- **Data lines**:
────
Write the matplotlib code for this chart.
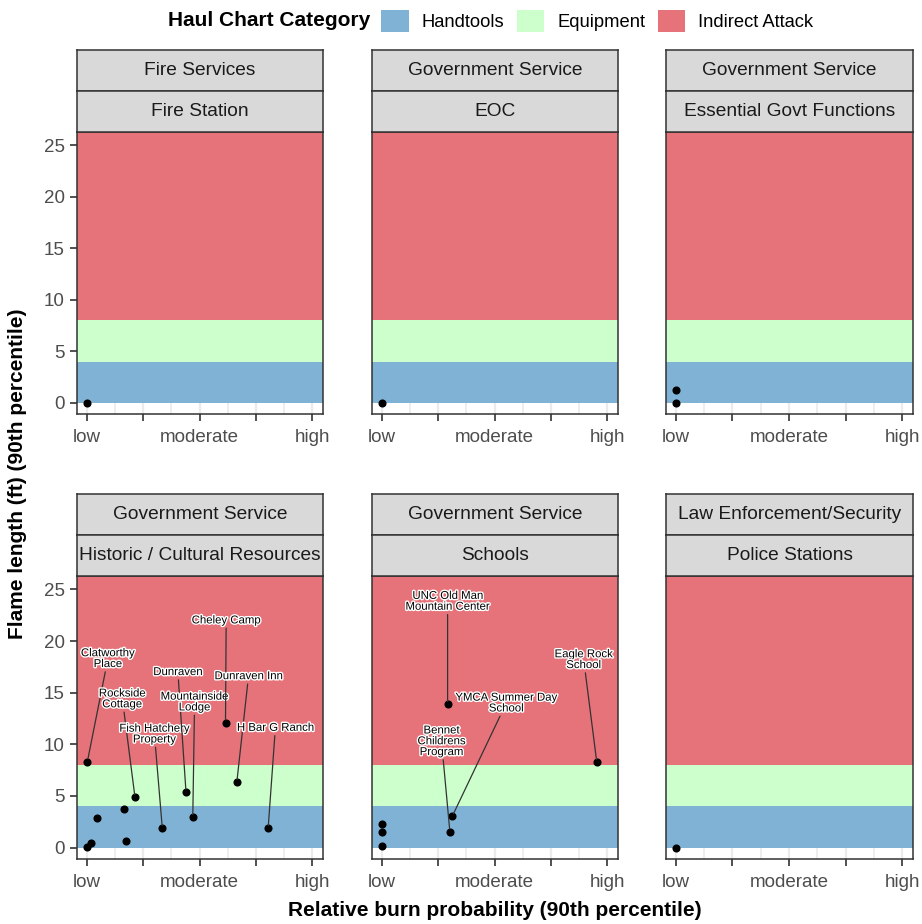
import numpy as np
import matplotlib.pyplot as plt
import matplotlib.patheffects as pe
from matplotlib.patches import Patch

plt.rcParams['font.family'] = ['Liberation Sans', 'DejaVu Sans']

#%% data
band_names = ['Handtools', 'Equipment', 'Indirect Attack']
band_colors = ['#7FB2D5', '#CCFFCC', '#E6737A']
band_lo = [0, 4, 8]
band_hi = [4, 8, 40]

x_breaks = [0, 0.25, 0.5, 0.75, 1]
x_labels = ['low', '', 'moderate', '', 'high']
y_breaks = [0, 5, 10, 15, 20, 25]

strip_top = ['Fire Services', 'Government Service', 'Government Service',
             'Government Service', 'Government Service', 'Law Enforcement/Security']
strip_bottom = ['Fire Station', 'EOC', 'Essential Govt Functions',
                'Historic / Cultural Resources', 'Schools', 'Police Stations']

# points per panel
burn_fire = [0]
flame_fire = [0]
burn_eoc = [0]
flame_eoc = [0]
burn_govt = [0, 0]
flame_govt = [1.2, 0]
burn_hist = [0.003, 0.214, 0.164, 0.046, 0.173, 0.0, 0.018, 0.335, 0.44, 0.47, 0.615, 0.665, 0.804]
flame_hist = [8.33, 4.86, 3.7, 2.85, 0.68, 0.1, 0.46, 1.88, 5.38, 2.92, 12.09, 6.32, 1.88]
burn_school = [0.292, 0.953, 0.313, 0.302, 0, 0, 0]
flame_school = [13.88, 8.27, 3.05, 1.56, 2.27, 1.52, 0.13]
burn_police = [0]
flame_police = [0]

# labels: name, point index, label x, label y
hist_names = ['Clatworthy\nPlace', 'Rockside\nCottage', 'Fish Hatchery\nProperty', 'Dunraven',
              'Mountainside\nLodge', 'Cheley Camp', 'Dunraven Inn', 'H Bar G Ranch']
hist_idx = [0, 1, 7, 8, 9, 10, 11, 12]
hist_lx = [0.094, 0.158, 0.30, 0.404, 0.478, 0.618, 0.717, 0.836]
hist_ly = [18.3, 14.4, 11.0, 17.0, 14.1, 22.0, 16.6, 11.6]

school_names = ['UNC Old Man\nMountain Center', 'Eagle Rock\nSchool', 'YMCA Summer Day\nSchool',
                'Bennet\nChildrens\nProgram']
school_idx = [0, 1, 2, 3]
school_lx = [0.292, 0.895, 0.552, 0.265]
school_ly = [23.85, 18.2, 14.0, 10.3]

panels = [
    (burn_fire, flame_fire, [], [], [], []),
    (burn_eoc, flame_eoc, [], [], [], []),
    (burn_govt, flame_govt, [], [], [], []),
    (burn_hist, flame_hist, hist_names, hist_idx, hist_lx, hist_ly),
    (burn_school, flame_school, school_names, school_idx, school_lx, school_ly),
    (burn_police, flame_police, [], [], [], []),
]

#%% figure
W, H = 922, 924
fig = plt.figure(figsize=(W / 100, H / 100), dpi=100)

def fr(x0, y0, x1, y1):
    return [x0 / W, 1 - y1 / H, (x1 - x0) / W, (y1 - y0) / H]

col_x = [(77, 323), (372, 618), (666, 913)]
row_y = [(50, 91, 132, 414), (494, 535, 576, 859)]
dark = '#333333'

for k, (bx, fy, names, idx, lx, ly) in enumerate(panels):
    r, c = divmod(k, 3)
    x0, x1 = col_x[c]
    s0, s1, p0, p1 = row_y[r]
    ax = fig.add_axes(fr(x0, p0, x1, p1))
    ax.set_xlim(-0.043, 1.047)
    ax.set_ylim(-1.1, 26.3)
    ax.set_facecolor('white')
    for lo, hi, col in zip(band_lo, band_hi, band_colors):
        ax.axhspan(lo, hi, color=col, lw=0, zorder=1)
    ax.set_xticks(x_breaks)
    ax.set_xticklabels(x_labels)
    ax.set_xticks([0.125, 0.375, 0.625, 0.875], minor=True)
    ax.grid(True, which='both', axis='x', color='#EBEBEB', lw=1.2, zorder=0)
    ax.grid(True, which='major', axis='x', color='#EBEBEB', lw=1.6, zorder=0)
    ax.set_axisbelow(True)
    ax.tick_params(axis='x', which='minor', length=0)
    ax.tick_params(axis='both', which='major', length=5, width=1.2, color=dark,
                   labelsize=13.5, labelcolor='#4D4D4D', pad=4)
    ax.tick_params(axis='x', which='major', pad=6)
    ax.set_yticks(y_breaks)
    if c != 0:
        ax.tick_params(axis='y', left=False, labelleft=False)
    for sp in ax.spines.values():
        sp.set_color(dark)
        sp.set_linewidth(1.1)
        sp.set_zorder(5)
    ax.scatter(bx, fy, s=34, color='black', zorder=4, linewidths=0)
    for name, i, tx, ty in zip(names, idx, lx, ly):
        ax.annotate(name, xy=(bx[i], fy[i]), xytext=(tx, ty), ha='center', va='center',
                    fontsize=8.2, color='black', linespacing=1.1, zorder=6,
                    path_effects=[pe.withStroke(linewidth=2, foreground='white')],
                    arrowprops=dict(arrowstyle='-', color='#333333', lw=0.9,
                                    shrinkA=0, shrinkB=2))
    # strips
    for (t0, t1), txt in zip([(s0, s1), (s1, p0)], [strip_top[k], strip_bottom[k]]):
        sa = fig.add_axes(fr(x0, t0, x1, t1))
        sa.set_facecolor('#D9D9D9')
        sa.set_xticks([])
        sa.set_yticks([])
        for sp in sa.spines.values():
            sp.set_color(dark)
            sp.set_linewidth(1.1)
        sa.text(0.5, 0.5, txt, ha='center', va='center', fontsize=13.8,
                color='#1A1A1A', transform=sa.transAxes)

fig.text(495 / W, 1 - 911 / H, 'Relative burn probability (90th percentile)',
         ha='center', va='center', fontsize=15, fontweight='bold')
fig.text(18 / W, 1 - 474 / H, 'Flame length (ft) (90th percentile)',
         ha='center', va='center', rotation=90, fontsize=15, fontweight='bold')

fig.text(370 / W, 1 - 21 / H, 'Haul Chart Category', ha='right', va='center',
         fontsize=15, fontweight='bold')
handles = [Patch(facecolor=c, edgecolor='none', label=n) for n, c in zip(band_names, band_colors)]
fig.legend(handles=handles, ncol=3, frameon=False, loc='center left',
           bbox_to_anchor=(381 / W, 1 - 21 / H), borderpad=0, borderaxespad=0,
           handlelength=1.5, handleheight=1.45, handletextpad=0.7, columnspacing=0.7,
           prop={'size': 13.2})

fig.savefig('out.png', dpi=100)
────
- **Stated task**:
Make an exact copy of the lines from the top of the material through the line with "Resources', 'Schools', 'Police Stations']", pictures excluded.

- **Result for this task**:
Write the matplotlib code for this chart.
import numpy as np
import matplotlib.pyplot as plt
import matplotlib.patheffects as pe
from matplotlib.patches import Patch

plt.rcParams['font.family'] = ['Liberation Sans', 'DejaVu Sans']

#%% data
band_names = ['Handtools', 'Equipment', 'Indirect Attack']
band_colors = ['#7FB2D5', '#CCFFCC', '#E6737A']
band_lo = [0, 4, 8]
band_hi = [4, 8, 40]

x_breaks = [0, 0.25, 0.5, 0.75, 1]
x_labels = ['low', '', 'moderate', '', 'high']
y_breaks = [0, 5, 10, 15, 20, 25]

strip_top = ['Fire Services', 'Government Service', 'Government Service',
             'Government Service', 'Government Service', 'Law Enforcement/Security']
strip_bottom = ['Fire Station', 'EOC', 'Essential Govt Functions',
                'Historic / Cultural Resources', 'Schools', 'Police Stations']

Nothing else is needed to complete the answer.